* **Set exercise**: Take the lines from the top down to and including the one with "# lower path" and repeat them exactly. Omit images.

* **Source data**:

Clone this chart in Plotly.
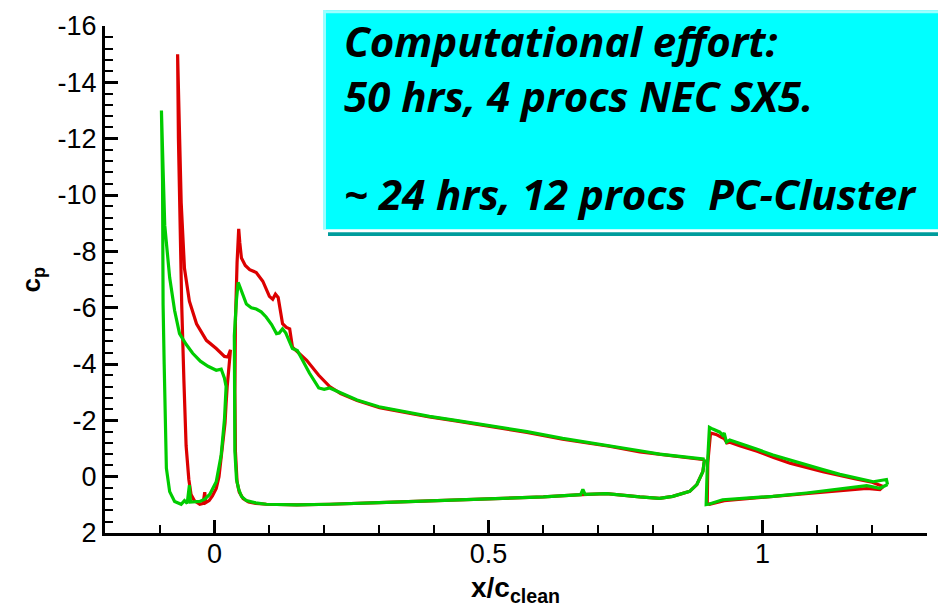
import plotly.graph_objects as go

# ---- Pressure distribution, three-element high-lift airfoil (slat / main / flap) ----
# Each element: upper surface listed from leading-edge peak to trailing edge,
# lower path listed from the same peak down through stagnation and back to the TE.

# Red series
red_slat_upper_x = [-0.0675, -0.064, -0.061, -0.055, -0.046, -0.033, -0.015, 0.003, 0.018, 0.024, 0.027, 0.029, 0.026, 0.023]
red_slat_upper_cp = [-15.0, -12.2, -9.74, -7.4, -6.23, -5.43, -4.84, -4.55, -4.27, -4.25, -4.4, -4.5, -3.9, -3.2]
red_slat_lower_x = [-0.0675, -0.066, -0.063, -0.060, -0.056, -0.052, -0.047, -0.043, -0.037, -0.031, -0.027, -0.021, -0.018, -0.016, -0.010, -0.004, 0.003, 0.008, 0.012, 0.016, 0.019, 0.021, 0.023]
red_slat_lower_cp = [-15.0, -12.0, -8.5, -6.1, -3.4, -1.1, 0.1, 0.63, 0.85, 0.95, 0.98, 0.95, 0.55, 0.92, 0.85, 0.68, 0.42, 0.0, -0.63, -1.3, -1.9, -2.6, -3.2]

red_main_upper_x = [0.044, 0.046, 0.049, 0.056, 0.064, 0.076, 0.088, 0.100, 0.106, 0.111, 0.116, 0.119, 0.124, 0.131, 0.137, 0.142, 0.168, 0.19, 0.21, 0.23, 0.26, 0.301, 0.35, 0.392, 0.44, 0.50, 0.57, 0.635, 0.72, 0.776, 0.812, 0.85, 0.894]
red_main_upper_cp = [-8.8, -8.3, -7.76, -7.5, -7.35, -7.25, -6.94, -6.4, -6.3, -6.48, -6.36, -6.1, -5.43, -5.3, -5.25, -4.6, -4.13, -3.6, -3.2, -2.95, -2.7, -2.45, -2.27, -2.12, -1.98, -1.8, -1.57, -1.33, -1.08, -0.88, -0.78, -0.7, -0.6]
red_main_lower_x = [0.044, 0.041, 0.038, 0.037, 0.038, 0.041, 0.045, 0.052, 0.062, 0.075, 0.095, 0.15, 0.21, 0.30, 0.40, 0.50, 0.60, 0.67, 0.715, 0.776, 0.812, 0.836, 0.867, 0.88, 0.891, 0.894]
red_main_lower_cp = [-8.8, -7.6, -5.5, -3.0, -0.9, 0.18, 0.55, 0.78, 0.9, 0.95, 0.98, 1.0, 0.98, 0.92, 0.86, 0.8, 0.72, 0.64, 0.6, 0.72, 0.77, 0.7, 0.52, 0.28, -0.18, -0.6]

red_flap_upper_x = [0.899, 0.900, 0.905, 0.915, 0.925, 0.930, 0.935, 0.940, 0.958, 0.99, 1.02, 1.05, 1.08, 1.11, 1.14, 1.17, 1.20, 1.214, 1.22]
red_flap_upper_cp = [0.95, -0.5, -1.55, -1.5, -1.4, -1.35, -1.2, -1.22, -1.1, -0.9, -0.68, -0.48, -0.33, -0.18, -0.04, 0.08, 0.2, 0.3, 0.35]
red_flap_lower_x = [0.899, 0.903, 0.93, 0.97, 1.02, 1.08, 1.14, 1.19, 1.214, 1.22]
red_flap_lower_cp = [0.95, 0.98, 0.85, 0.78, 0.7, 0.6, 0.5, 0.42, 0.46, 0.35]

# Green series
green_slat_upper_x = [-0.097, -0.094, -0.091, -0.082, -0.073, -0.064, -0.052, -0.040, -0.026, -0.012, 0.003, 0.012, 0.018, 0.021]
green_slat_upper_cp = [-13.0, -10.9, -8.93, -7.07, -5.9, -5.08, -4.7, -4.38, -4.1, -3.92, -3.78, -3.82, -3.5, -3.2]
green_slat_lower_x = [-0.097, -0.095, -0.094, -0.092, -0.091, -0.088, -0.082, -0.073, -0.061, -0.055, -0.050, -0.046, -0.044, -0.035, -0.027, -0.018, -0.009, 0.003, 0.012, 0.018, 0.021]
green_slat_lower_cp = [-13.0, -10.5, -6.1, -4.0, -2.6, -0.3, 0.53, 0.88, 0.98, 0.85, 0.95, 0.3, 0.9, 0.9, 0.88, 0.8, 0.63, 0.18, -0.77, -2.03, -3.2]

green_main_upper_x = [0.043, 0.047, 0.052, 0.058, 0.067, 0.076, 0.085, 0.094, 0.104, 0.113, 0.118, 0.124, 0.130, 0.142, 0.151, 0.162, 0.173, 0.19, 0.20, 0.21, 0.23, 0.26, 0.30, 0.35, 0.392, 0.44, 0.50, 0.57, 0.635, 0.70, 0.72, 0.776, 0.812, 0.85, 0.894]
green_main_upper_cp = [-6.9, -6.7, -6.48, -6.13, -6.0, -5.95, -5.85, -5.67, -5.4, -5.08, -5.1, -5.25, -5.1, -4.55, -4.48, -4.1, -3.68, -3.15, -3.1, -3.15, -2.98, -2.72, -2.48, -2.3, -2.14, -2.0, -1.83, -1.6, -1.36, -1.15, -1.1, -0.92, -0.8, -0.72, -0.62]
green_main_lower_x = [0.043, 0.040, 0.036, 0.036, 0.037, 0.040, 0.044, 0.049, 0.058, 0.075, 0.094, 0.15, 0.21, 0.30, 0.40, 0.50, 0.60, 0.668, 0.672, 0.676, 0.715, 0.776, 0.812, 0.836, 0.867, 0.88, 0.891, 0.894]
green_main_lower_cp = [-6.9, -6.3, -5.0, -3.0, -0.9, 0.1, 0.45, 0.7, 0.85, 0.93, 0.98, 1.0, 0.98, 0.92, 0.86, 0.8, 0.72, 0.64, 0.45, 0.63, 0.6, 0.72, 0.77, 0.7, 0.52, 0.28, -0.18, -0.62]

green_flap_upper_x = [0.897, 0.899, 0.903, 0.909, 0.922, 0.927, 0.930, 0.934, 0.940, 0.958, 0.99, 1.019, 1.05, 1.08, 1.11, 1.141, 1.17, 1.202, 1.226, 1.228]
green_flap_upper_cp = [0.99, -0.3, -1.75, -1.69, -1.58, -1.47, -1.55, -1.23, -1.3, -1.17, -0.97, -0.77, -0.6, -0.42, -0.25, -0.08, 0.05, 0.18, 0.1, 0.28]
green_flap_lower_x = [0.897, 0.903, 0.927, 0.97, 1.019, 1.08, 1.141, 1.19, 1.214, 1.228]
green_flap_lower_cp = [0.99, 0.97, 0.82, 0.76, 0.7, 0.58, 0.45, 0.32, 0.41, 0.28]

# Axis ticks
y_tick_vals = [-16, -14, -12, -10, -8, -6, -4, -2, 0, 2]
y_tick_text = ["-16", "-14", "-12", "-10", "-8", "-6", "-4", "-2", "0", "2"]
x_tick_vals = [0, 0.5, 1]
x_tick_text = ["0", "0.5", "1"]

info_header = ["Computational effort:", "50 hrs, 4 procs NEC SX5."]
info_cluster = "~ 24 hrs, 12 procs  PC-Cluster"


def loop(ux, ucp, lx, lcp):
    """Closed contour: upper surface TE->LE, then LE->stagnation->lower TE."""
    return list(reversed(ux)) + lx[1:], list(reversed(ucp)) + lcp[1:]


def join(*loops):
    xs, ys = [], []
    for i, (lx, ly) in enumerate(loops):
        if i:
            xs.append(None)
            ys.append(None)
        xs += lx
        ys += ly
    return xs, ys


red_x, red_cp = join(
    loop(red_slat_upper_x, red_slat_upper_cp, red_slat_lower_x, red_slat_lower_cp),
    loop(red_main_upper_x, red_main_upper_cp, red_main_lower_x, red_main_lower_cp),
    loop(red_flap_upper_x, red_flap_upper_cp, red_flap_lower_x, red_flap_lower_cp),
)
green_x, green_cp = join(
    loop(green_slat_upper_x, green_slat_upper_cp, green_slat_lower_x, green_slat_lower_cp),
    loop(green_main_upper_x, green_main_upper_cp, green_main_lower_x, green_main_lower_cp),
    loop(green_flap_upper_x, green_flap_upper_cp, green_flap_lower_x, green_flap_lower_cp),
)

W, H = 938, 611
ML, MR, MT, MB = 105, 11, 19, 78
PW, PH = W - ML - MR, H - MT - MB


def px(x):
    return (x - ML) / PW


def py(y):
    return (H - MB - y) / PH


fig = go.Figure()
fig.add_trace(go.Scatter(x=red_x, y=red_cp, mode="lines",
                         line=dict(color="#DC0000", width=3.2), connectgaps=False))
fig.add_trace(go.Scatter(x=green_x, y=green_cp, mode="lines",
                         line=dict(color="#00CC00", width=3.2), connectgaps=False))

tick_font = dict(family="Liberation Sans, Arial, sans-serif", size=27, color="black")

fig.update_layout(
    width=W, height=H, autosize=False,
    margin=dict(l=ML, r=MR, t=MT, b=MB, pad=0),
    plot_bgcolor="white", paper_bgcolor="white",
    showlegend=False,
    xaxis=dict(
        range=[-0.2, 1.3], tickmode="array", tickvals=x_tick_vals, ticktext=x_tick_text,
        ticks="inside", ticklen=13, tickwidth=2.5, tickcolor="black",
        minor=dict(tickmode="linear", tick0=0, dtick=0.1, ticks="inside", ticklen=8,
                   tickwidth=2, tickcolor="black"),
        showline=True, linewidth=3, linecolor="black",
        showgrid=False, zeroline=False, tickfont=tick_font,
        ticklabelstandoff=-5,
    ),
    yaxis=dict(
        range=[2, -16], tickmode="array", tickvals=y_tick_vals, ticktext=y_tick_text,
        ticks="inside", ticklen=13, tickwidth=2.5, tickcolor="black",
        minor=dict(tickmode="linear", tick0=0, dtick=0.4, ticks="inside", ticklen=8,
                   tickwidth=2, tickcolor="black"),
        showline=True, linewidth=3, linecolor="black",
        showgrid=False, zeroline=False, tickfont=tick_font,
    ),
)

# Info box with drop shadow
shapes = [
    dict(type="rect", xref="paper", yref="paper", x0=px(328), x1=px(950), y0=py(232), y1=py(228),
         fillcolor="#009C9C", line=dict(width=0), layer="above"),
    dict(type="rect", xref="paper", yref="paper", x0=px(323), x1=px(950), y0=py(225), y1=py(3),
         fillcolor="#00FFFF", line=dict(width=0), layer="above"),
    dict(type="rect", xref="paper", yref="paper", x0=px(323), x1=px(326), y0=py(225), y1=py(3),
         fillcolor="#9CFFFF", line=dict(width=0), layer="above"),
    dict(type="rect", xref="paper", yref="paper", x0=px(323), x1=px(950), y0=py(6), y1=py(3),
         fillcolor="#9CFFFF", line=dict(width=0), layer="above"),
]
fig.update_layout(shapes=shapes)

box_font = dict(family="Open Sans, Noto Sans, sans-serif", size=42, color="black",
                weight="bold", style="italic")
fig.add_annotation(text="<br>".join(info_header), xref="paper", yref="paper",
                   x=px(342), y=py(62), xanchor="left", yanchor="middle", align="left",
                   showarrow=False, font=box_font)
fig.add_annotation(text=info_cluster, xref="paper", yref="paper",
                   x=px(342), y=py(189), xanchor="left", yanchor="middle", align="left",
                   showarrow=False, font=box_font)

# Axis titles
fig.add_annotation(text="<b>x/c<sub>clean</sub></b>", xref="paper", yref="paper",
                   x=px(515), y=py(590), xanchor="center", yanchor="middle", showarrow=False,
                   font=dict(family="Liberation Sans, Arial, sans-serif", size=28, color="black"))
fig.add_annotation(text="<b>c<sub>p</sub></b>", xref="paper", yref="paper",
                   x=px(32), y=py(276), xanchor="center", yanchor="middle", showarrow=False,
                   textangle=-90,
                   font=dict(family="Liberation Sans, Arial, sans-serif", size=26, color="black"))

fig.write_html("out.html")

* **Completed exercise**:
Clone this chart in Plotly.
import plotly.graph_objects as go

# ---- Pressure distribution, three-element high-lift airfoil (slat / main / flap) ----
# Each element: upper surface listed from leading-edge peak to trailing edge,
# lower path listed from the same peak down through stagnation and back to the TE.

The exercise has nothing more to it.